A couple of my favorite excerpts from the study:

During the economic downturn, Wisconsin lost 6.4% of its jobs. Only Iowa and Minnesota were less initially impacted by the downturn. Since then however, Wisconsin has only regained 62% of the lost jobs. It had recovered almost 20% of its job losses by the end of the Doyle administration, outpacing the US as a whole and all of its 6 neighboring states. Since then however, it has only recovered an additional 42% of its lost jobs, close to last among its peers, and well below the 66% nationally during that same time period.

And this:

In this paper, I have tried to put Wisconsin’s recent job creation record into context, by comparing to that of its neighbors. The results all lead to a single conclusion: Wisconsin is severely underperforming relative to its neighbors.

Over the last 33 months of jobs data, from Dec. 2010 to September

2013, to just keep up, Wisconsin should have created about 112,000 jobs. It actually created only 82,718 jobs, just 74% of the standard. And after recovering 19.7% (after seasonal adjustment) of its recession job

losses by Dec. 2010, it has since then recovered only an additional 42.3% of its recession job losses, behind the US as a whole (65.7%) and its 6 neighbors as a group (50.4%).

So clearly, if we’re grading on a curve — which is the only grading system that makes sense when your fortunes depend heavily on the ups and downs of the national economy — Walker would be lucky to squeak out a D. That’s a reality the residents of this state need to wake up to, and soon.

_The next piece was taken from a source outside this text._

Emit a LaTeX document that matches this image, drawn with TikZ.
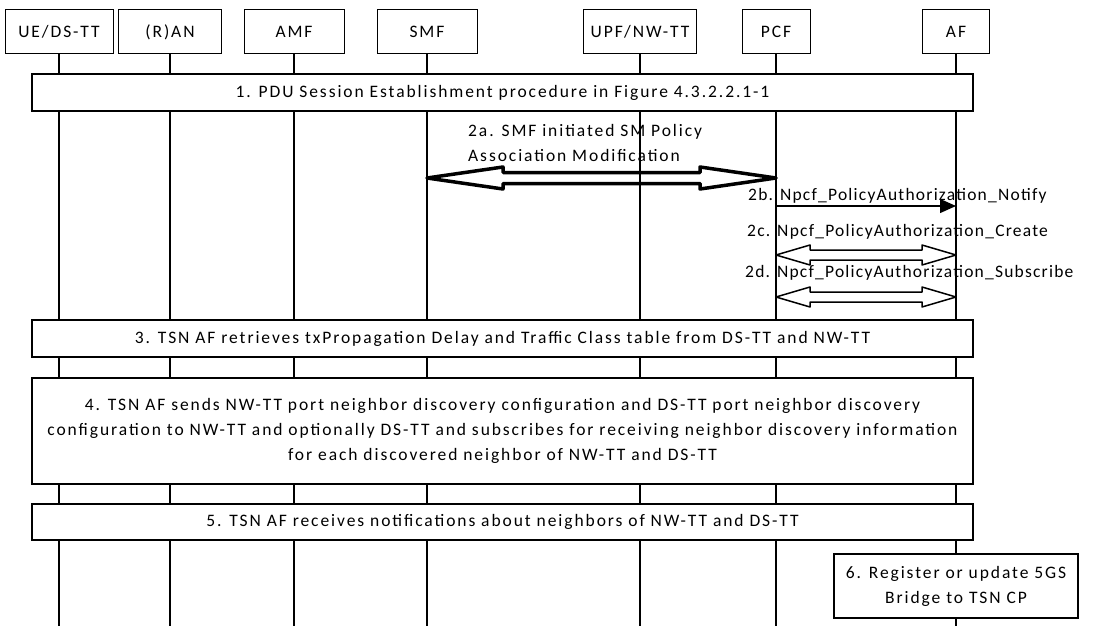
\documentclass[tikz,border=0pt]{standalone}
\usepackage{fontspec}
\setmainfont{Carlito}[LetterSpace=11]
\usetikzlibrary{arrows.meta,calc}

% outlined double-headed arrow: [style]{start}{end}{head length}{head half}{shaft half}
\newcommand{\dblarr}[6][]{%
  \draw[#1] (#2) -- ++(#4,-#5) -- ++(0,#5-#6) -- ($(#3)+(-#4,-#6)$) -- ++(0,#6-#5)
    -- (#3) -- ++(-#4,#5) -- ++(0,#6-#5) -- ($(#2)+(#4,#6)$) -- ++(0,#5-#6) -- cycle;}

\begin{document}
\begin{tikzpicture}[x=1pt, y=-1pt,
  font=\fontsize{17.5}{25}\selectfont,
  hdr/.style={draw, line width=1pt, fill=white, minimum height=44, inner sep=2pt},
  life/.style={line width=1.8pt},
  stepbox/.style={draw, line width=1.2pt, fill=white, minimum width=941, align=center},
  msg/.style={line width=1.3pt, -{Triangle[length=16pt,width=14pt]}},
  fat/.style={line width=3.5pt, line join=round},
  slim/.style={line width=1.5pt, line join=round},
  lbl/.style={anchor=west, align=left, inner sep=0pt},
  msglbl/.style={lbl, font=\fontsize{17.5}{25}\selectfont\addfontfeature{LetterSpace=7}}]

  \useasboundingbox (0,0) rectangle (1093,626);
  \coordinate (bot) at (0,626);

  % lifeline heads
  \node[hdr, minimum width=108] (ue)  at (59,32)  {UE/DS-TT};
  \node[hdr, minimum width=103] (ran) at (170,32) {(R)AN};
  \node[hdr, minimum width=100] (amf) at (294,32) {AMF};
  \node[hdr, minimum width=100] (smf) at (427,32) {SMF};
  \node[hdr, minimum width=113] (upf) at (640,32) {UPF/NW-TT};
  \node[hdr, minimum width=68]  (pcf) at (776,32) {PCF};
  \node[hdr, minimum width=67]  (af)  at (956,32) {AF};

  % lifelines
  \foreach \n in {ue,ran,amf,smf,upf,pcf,af}
    \draw[life] (\n.south) -- (\n |- bot);

  % step 1
  \node[stepbox, minimum height=37] (s1) at (502.5,92.5)
    {1. PDU Session Establishment procedure in Figure 4.3.2.2.1-1};

  % step 2a
  \node[lbl] (l2a) at (468,142.5) {2a. SMF initiated SM Policy\\Association Modification};
  \coordinate (a2s) at (smf |- 0,178);
  \coordinate (a2e) at (pcf |- 0,178);
  \dblarr[fat]{a2s}{a2e}{76}{11}{5.5}

  % steps 2b-2d
  \node[msglbl] (l2b) at (748,196) {2b. Npcf\_PolicyAuthorization\_Notify};
  \coordinate (b2s) at (pcf |- 0,206);
  \coordinate (b2e) at (af |- 0,206);
  \draw[msg] (b2s) -- (b2e);

  \node[msglbl] (l2c) at (747,232) {2c. Npcf\_PolicyAuthorization\_Create};
  \coordinate (c2s) at (pcf |- 0,255);
  \coordinate (c2e) at (af |- 0,255);
  \dblarr[slim]{c2s}{c2e}{34}{10}{5}

  \node[msglbl] (l2d) at (745,273) {2d. Npcf\_PolicyAuthorization\_Subscribe};
  \coordinate (d2s) at (pcf |- 0,297);
  \coordinate (d2e) at (af |- 0,297);
  \dblarr[slim]{d2s}{d2e}{34}{10}{5}

  % steps 3-6
  \node[stepbox, minimum height=37] (s3) at (502.5,338.5)
    {3. TSN AF retrieves txPropagation Delay and Traffic Class table from DS-TT and NW-TT};
  \node[stepbox, minimum height=106] (s4) at (502.5,431)
    {4. TSN AF sends NW-TT port neighbor discovery configuration and DS-TT port neighbor discovery\\
     configuration to NW-TT and optionally DS-TT and subscribes for receiving neighbor discovery information\\
     for each discovered neighbor of NW-TT and DS-TT};
  \node[stepbox, minimum height=36] (s5) at (502.5,522)
    {5. TSN AF receives notifications about neighbors of NW-TT and DS-TT};
  \node[stepbox, minimum width=244, minimum height=64] (s6) at (956,586)
    {6. Register or update 5GS\\Bridge to TSN CP};
\end{tikzpicture}
\end{document}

Unfortunately for Walker, no amount of crowing over subjective “best for business” rankings or grossly out-of-context unemployment figures will change his jobs record. And barring a September QCEW surprise that vaults Wisconsin to the front of the job-creation pack, Walker’s dismal, nearly four-year track record will leave him vulnerable in November. The only question is, can Mary Burke take advantage?